Les données de cette édition ont été collectées en juillet et août 2024. Comme pour toutes les éditions précédentes, la principale source de données et d’informations a été l’Association internationale du transport aérien (IATA).
Les résultats du rapport montrent une légère baisse de l’indice global, passant de 0,485 à 0,479, mais cela ne saurait masquer les avancées structurelles dans plusieurs régions. Certains pays ont osé des réformes : le visa électronique a progressé, rendant les préparatifs plus accessibles. D’autres, à l’inverse, ont opté pour des restrictions motivées par des enjeux sécuritaires ou économiques. Les conflits, omniprésents dans certaines régions, jettent une ombre sur les mouvements transfrontaliers, rappelant que l’aspiration à l’unité se heurte parfois à des réalités complexes.

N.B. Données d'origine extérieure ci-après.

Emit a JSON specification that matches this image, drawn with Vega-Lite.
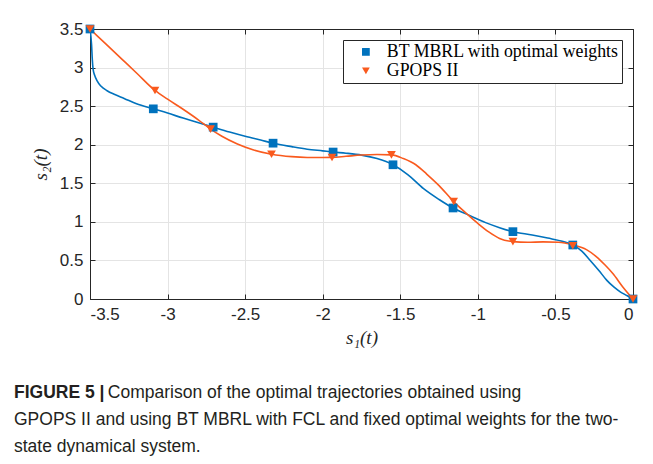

2024 : Une année sous le signe du changement
L’année 2024 s’est révélée riche en transformations pour l’AVOI. Alors que 17 pays ont amélioré leur score, marquant une avancée significative vers une ouverture accrue, huit ont connu une régression, parfois due à des décisions politiques ou des contraintes sécuritaires. Malgré ces évolutions contrastées, le score global de 2024 (0,479) reste comparable à celui de 2022 et supérieur à ceux des années précédentes, témoignant d’une continuité dans l’engagement pour faciliter les déplacements intra-africains.
Certaines nations, portées par un souffle d’innovation, ont osé des réformes audacieuses dans le domaine des visas, tissant les prémices d’une harmonisation régionale. L’apparition des visas électroniques, tel un vent de modernité, a allégé les itinéraires administratifs de nombreux voyageurs, ouvrant l’accès à des pays africains avec la simplicité d’un clic. Pourtant, cette avancée technologique a parfois alourdi les processus pour certains citoyens.

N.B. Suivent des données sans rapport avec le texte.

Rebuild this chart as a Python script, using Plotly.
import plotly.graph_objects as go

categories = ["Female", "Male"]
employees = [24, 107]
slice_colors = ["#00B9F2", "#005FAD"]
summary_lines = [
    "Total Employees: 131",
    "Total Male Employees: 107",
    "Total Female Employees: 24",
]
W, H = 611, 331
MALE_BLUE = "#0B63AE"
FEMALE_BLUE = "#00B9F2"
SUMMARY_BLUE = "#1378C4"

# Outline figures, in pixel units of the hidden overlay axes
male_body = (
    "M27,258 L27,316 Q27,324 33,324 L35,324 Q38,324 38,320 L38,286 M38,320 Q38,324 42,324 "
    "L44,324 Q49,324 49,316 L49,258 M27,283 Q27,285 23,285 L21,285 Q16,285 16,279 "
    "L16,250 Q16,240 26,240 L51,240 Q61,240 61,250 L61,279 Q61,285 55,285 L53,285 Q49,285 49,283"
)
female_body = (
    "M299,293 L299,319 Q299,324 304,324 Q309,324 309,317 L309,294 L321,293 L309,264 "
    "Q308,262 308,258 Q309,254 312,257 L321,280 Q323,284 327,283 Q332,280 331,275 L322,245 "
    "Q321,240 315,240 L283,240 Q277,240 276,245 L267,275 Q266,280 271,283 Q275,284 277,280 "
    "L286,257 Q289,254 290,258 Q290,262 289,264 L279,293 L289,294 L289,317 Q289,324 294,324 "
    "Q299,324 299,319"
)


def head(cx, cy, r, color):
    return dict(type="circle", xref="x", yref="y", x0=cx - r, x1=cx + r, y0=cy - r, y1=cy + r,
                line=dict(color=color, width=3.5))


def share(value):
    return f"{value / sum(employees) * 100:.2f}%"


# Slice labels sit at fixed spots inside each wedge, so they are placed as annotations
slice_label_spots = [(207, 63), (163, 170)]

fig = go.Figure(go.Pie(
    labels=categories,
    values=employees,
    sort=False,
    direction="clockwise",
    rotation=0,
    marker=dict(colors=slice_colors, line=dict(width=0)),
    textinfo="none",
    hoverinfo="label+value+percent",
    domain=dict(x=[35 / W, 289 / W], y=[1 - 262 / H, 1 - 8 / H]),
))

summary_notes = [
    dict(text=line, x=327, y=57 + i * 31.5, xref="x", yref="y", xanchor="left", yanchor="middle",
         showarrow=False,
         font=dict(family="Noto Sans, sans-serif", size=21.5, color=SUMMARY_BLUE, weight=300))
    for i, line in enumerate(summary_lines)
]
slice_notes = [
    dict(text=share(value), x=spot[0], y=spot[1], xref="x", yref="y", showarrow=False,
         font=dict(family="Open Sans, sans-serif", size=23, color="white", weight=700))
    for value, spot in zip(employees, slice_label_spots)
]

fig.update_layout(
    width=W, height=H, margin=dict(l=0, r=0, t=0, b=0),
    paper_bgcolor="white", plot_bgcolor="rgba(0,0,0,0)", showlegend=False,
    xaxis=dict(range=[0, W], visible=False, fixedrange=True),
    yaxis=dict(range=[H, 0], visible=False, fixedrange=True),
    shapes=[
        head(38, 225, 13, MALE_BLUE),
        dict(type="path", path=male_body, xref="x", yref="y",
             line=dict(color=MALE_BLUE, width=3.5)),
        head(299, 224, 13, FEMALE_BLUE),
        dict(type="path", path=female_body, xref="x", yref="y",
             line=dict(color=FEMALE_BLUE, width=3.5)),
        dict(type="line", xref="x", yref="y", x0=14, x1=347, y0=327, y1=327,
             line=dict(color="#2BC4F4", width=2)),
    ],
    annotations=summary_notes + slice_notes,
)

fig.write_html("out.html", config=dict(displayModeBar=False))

Ailleurs, les horizons se sont resserrés. Les promesses d’accessibilité se sont effacées avec l’abandon du visa à l’arrivée dans des pays comme le Burkina Faso, le Togo ou le Tchad, préférant désormais les visas électroniques.
Top du classement
Dans le vaste éventail des politiques de mobilité, le Bénin, la Gambie, le Rwanda et les Seychelles occupent le top du classement, occupant tous fièrement la première place de l’Africa Visa Open Index. Ces nations pionnières, dans une volonté de solidarité continentale, accordent une exemption totale de visa à l’ensemble des citoyens des autres pays africains, un chiffre qui suggère que voyager au sein du continent reste encore une réalité en perpétuelle construction.

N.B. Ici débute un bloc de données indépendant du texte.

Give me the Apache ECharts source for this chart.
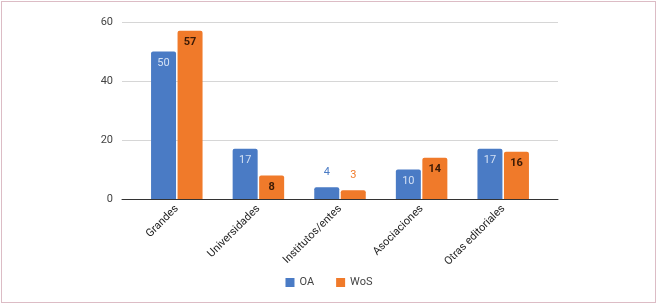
<!DOCTYPE html>
<html>
<head>
<meta charset="utf-8">
<script src="https://cdn.jsdelivr.net/npm/echarts@6/dist/echarts.min.js"></script>
<style>
    html, body { margin: 0; padding: 0; background: #fff; }
    #chart { position: absolute; left: 0; top: 0; width: 658px; height: 306px; }
    #frame { position: absolute; left: 1px; top: 1px; width: 653px; height: 300px;
             border: 1px solid #dcbcc5; pointer-events: none; }
</style>
</head>
<body>
<div id="chart"></div>
<div id="frame"></div>
<script>
// categorias y valores
var categories = ['Grandes', 'Universidades', 'Institutos/entes', 'Asociaciones', 'Otras editoriales'];
var oaValues = [50, 17, 4, 10, 17];
var wosValues = [57, 8, 3, 14, 16];
var yTicks = [0, 20, 40, 60];

var blue = '#4a7bc5';
var orange = '#f07a2a';

// las barras cortas llevan la etiqueta encima, en el color de la serie
var buildData = function (values, color, insideColor, insideWeight) {
    return values.map(function (v) {
        var small = v < 6;
        return {
            value: v,
            label: {
                position: small ? 'top' : 'insideTop',
                distance: small ? 9 : 6,
                color: small ? color : insideColor,
                fontWeight: small ? 'normal' : insideWeight
            }
        };
    });
};

var chart = echarts.init(document.getElementById('chart'));

var option = {
    animation: false,
    textStyle: { fontFamily: 'Roboto, Arial, sans-serif' },
    grid: [
        // rejilla y eje Y
        { left: 122, right: 100, top: 22, bottom: 107 },
        // barras
        { left: 136, right: 114, top: 22, bottom: 107 }
    ],
    legend: {
        bottom: 13,
        left: 'center',
        itemWidth: 9,
        itemHeight: 9,
        itemGap: 22,
        icon: 'rect',
        textStyle: { color: '#444', fontSize: 11 },
        data: ['OA', 'WoS']
    },
    xAxis: [
        {
            gridIndex: 0,
            type: 'category',
            data: [''],
            axisLine: { lineStyle: { color: '#333', width: 1 } },
            axisTick: { show: false },
            axisLabel: { show: false }
        },
        {
            gridIndex: 1,
            type: 'category',
            data: categories,
            axisLine: { show: false },
            axisTick: { show: false },
            axisLabel: {
                rotate: 45,
                margin: 8,
                color: '#222',
                fontSize: 11,
                interval: 0
            }
        }
    ],
    yAxis: [
        {
            gridIndex: 0,
            type: 'value',
            min: yTicks[0],
            max: yTicks[yTicks.length - 1],
            interval: 20,
            axisLine: { show: false },
            axisTick: { show: false },
            axisLabel: { color: '#444', fontSize: 11, margin: 9 },
            splitLine: { lineStyle: { color: '#d6d6d6' } }
        },
        {
            gridIndex: 1,
            type: 'value',
            min: yTicks[0],
            max: yTicks[yTicks.length - 1],
            show: false
        }
    ],
    series: [
        {
            name: 'OA',
            type: 'bar',
            xAxisIndex: 1,
            yAxisIndex: 1,
            barWidth: 25,
            barGap: '6%',
            itemStyle: { color: blue, borderRadius: [2, 2, 0, 0] },
            label: { show: true, fontSize: 11 },
            data: buildData(oaValues, blue, '#d3e0f4', 'normal')
        },
        {
            name: 'WoS',
            type: 'bar',
            xAxisIndex: 1,
            yAxisIndex: 1,
            barWidth: 25,
            itemStyle: { color: orange, borderRadius: [2, 2, 0, 0] },
            label: { show: true, fontSize: 11 },
            data: buildData(wosValues, orange, '#3a1a06', 'bold')
        }
    ]
};

chart.setOption(option);
</script>
</body>
</html>
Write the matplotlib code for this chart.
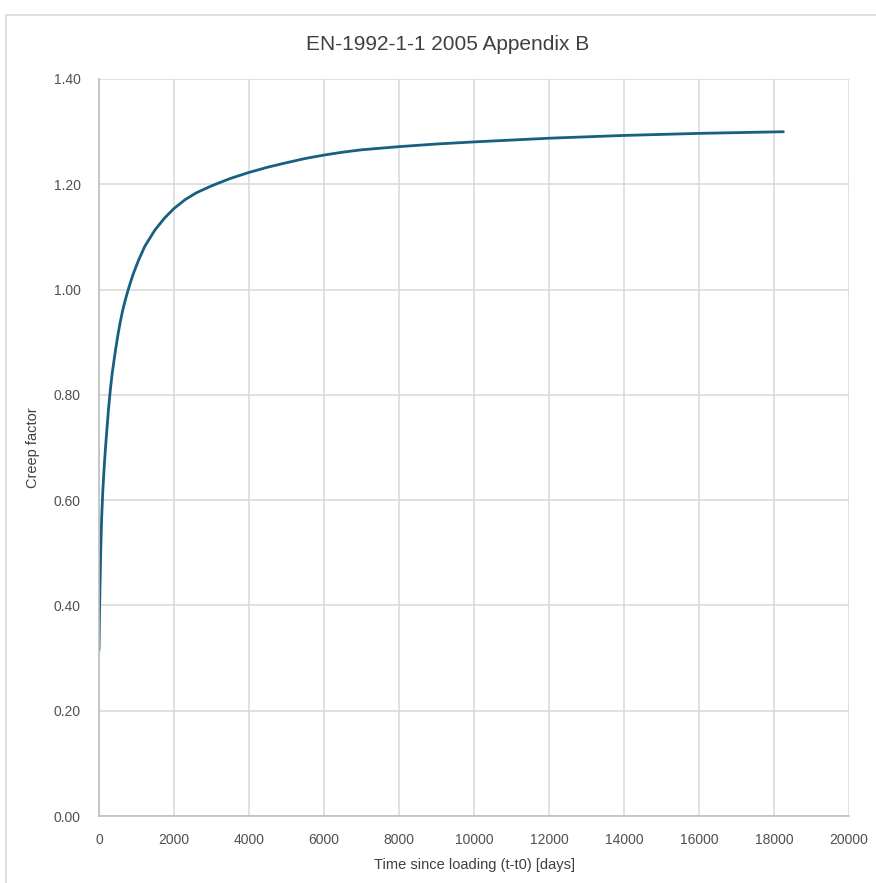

Derrière ces pays leaders, 16 des 20 premiers pays du classement se répartissent entre l’Afrique de l’Ouest et l’Afrique de l’Est, chacune comptant huit représentants. Ce partage révèle l’élan commun de ces régions : une volonté d’ouvrir les frontières, de rapprocher les peuples malgré les défis qui jalonnent cette ambition. Cependant, chaque région joue sa propre partition. L’Afrique du Nord se fait discrète, représentée uniquement par la Mauritanie, tandis que l’Afrique australe affiche une présence notable avec Madagascar, Maurice et le Mozambique, rappelant que cette région demeure un acteur clé dans la quête de la mobilité africaine.
Une tendance intrigante se dégage : dix-huit de ces vingt premiers pays appartiennent à des catégories de nations à revenus moyen inférieur ou faible. Ainsi, souligne le rapport, cela suggère que les pays à faible revenu sont souvent plus enclins à adopter des régimes de visas libéraux. À l’inverse, plusieurs pays à revenu élevé s’accrochent à des politiques plus restrictives, craignant que l’ouverture ne devienne un appel d’air pour des migrations irrégulières ou une concurrence économique interne.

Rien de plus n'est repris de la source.